Ed and the other boys from his Yonkers orphanage attended Roosevelt High School. He thrived there although he couldn’t participate in many of the extracurricular activities the school offered because he had to work several jobs after school. One job was bagging groceries, and another was setting bowling alley pins (very dangerous, he said).
“My childhood disadvantages became advantages in later life. By living in 15 to 20 different locations, I learned how to adjust to different circumstances, became good at it, and almost looked forward to it; I was not afraid to change.”
“My lack of a present family forced me to seek out external mentors and better understand the need for partners/people who cared. By being alone, I developed self reliance and was not afraid to be self-directed.”
Ed learned to survive by keeping himself strong and focused. And step by step, he turned his life around, eventually living the American dream with the help of a NROTC college scholarship, graduating from the University of Rochester and then attended Harvard Business School.

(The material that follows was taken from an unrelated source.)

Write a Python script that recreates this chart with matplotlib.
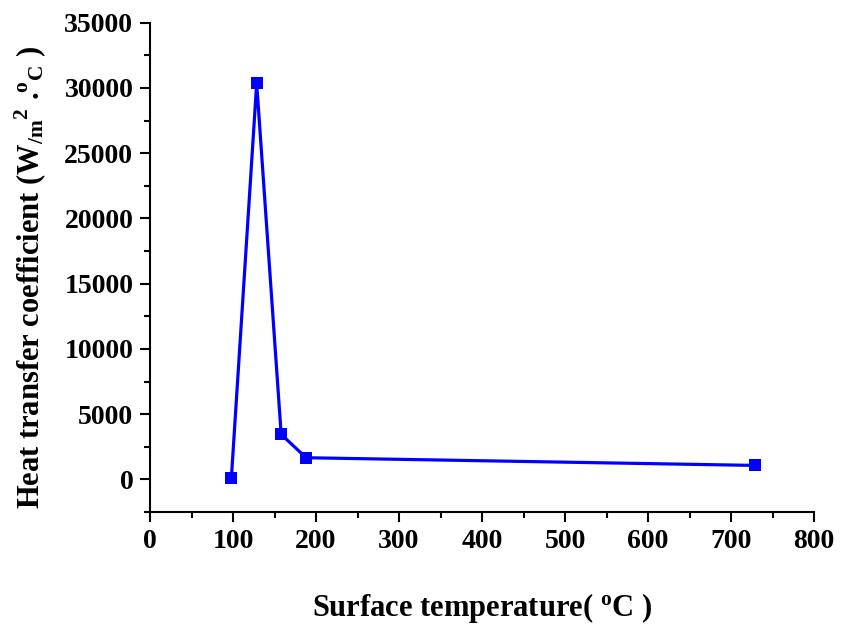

Hajim is currently chairman of HighVista, a Boston-based money management company. He has been married 55-years, with three children and eight grandchildren. In 2008, Ed donated $30 million to the University of Rochester, the largest single donation in its history—to support scholarships and endow the Edmund A. Hajim School of Engineering and Applied Sciences. Ed believes in the importance and opportunity of education – as it changed his life so much.